“LANDSCAPE AND SENSORIAL IMMERSION INTO THE IRAQI DESERT IN THE WALL” BY KETLYN MARA ROSA

Journal Title: Wide Screen
Vol. 9, No.1, July 2022
ISSN: 1757-3920
URL: http://widescreenjournal.org

Abstract: In this article I analyze Doug Liman’s film The Wall (2017), set during the Iraq War, by focusing on the role of corporeal senses and particularly the soundscape of the desert in terms of representing the problematics of contemporary warfare. The two main characters, an American soldier trapped behind a partially destroyed wall and an Iraqi sniper hidden in the landscape, unveil the changing face of today’s warfare as the paradigms of heroism and invulnerability are subverted in their verbal communication through the radio. The experience of an intimate aural relationship between the American soldier and the Iraqi sniper foregrounds connections regarding corporeality and the environment of war: a constant struggle between embodied combat and remote fighting. By exchanging ideas through the radio, the characters involve their entire bodies in a sensorial manner as the sounds vibrate in the landscape in echoes and wave format. These same sounds are implicated in the formation of thoughts and impressions about issues such as terrorism, occupation, and power abuse.
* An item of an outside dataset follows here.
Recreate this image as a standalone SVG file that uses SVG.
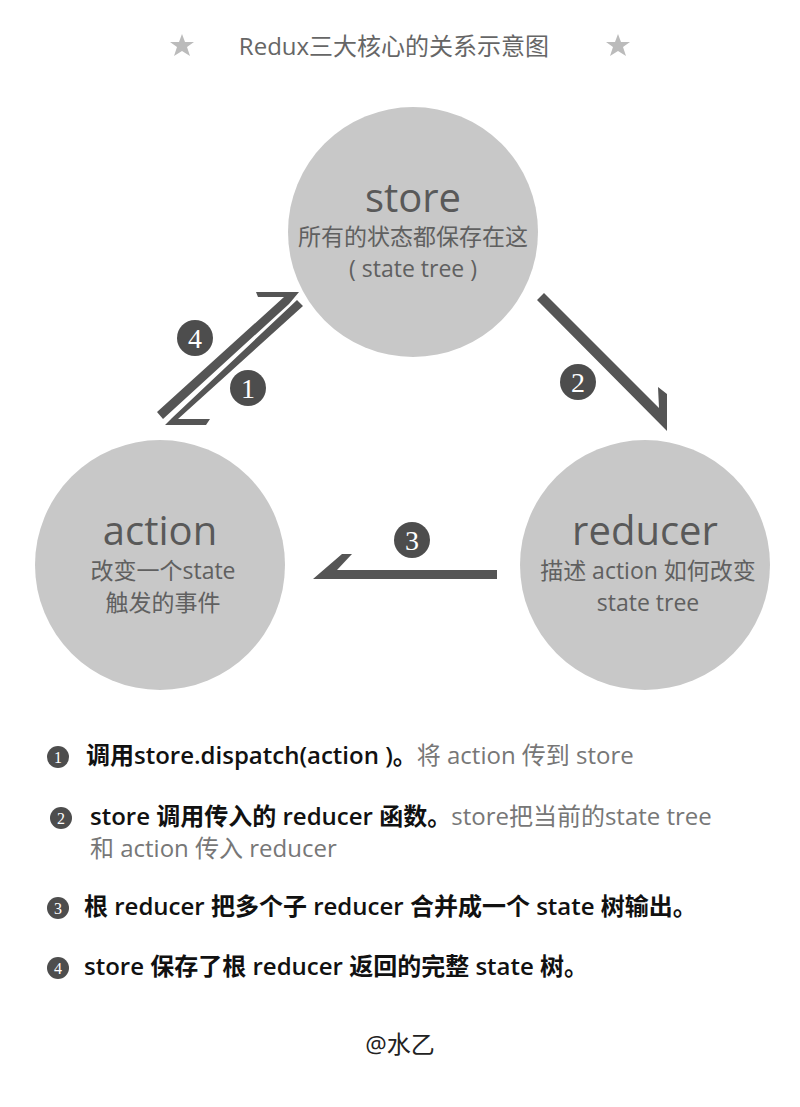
<svg xmlns="http://www.w3.org/2000/svg" width="800" height="1107" viewBox="0 0 800 1107">
<style>
text{font-family:"Open Sans","Noto Sans CJK SC",sans-serif}
.c{fill:#c8c8c8}
.big{font-size:40px;fill:#595959;text-anchor:middle}
.sm{font-size:23px;fill:#606060;text-anchor:middle}
.b{fill:#4d4d4d}
.n{font-family:"Liberation Serif",serif;fill:#fff;text-anchor:middle;font-size:28px}
.m{font-family:"Liberation Serif",serif;fill:#fff;text-anchor:middle;font-size:16px}
.k{font-size:24px;fill:#111;font-weight:600}
.g{font-size:24px;fill:#777;font-weight:normal}
.ar{fill:#555}
</style>
<rect width="800" height="1107" fill="#fff"/>
<g id="title">
<polygon points="182,34 185,42 194,42 187,47 190,56 182,51 174,56 177,47 170,42 179,42" fill="#bbb"/>
<polygon points="618,34 621,42 630,42 623,47 626,56 618,51 610,56 613,47 606,42 615,42" fill="#bbb"/>
<text x="394" y="55" font-size="24" fill="#666" text-anchor="middle">Redux三大核心的关系示意图</text>
</g>
<g id="store"><circle class="c" cx="413" cy="232" r="125"/>
<text class="big" x="413" y="212">store</text><text class="sm" x="413" y="245">所有的状态都保存在这</text><text class="sm" x="413" y="277">( state tree )</text></g>
<g id="action"><circle class="c" cx="160" cy="565" r="125"/>
<text class="big" x="160" y="545">action</text><text class="sm" x="163" y="579">改变一个state</text><text class="sm" x="163" y="611">触发的事件</text></g>
<g id="reducer"><circle class="c" cx="645" cy="565" r="125"/>
<text class="big" x="645" y="545">reducer</text><text class="sm" x="648" y="579">描述 action 如何改变</text><text class="sm" x="648" y="611">state tree</text></g>
<g id="connectors">
<polygon class="ar" points="537,300 544,293 659,408 658,387 667,394 667,431"/>
<polygon class="ar" points="497,570 337,570 352,554 342,554 313,579 497,579"/>
<polygon class="ar" points="157,412 163,419 289,304 299,292 256,292 258,297 284,297"/>
<polygon class="ar" points="297,300 303,306 178,419 210,419 206,425 165,425 172,418"/>
</g>
<g id="badges">
<circle class="b" cx="195" cy="338" r="18"/><text class="n" x="195" y="348">4</text>
<circle class="b" cx="248" cy="388" r="18"/><text class="n" x="248" y="398">1</text>
<circle class="b" cx="578" cy="382" r="18"/><text class="n" x="578" y="392">2</text>
<circle class="b" cx="412" cy="540" r="18"/><text class="n" x="412" y="550">3</text>
</g>
<g id="legend">
<circle class="b" cx="58" cy="757" r="11"/><text class="m" x="58" y="763">1</text>
<text class="k" x="86" y="764">调用store.dispatch(action )。<tspan class="g">将 action 传到 store</tspan></text>
<circle class="b" cx="61" cy="818" r="11"/><text class="m" x="61" y="824">2</text>
<text class="k" x="90" y="825">store 调用传入的 reducer 函数。<tspan class="g">store把当前的state tree</tspan></text>
<text class="g" x="90" y="857">和 action 传入 reducer</text>
<circle class="b" cx="58" cy="908" r="11"/><text class="m" x="58" y="914">3</text>
<text class="k" x="84" y="915">根 reducer 把多个子 reducer 合并成一个 state 树输出。</text>
<circle class="b" cx="58" cy="968" r="11"/><text class="m" x="58" y="974">4</text>
<text class="k" x="84" y="975">store 保存了根 reducer 返回的完整 state 树。</text>
<text x="400" y="1053" font-size="24" fill="#222" text-anchor="middle">@水乙</text>
</g>
</svg>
I associate the voice of the Iraqi sniper through the radio to Michel Chion’s notion of acousmêtre, with its ability to see and know everything, signaling a character construction that departs from the traditional expressionless profile of locals in war films. Space and sound articulate a complex relationship of power struggle between the characters who present different viewpoints about the experience and meaning of war, especially regarding the position of occupier and occupied.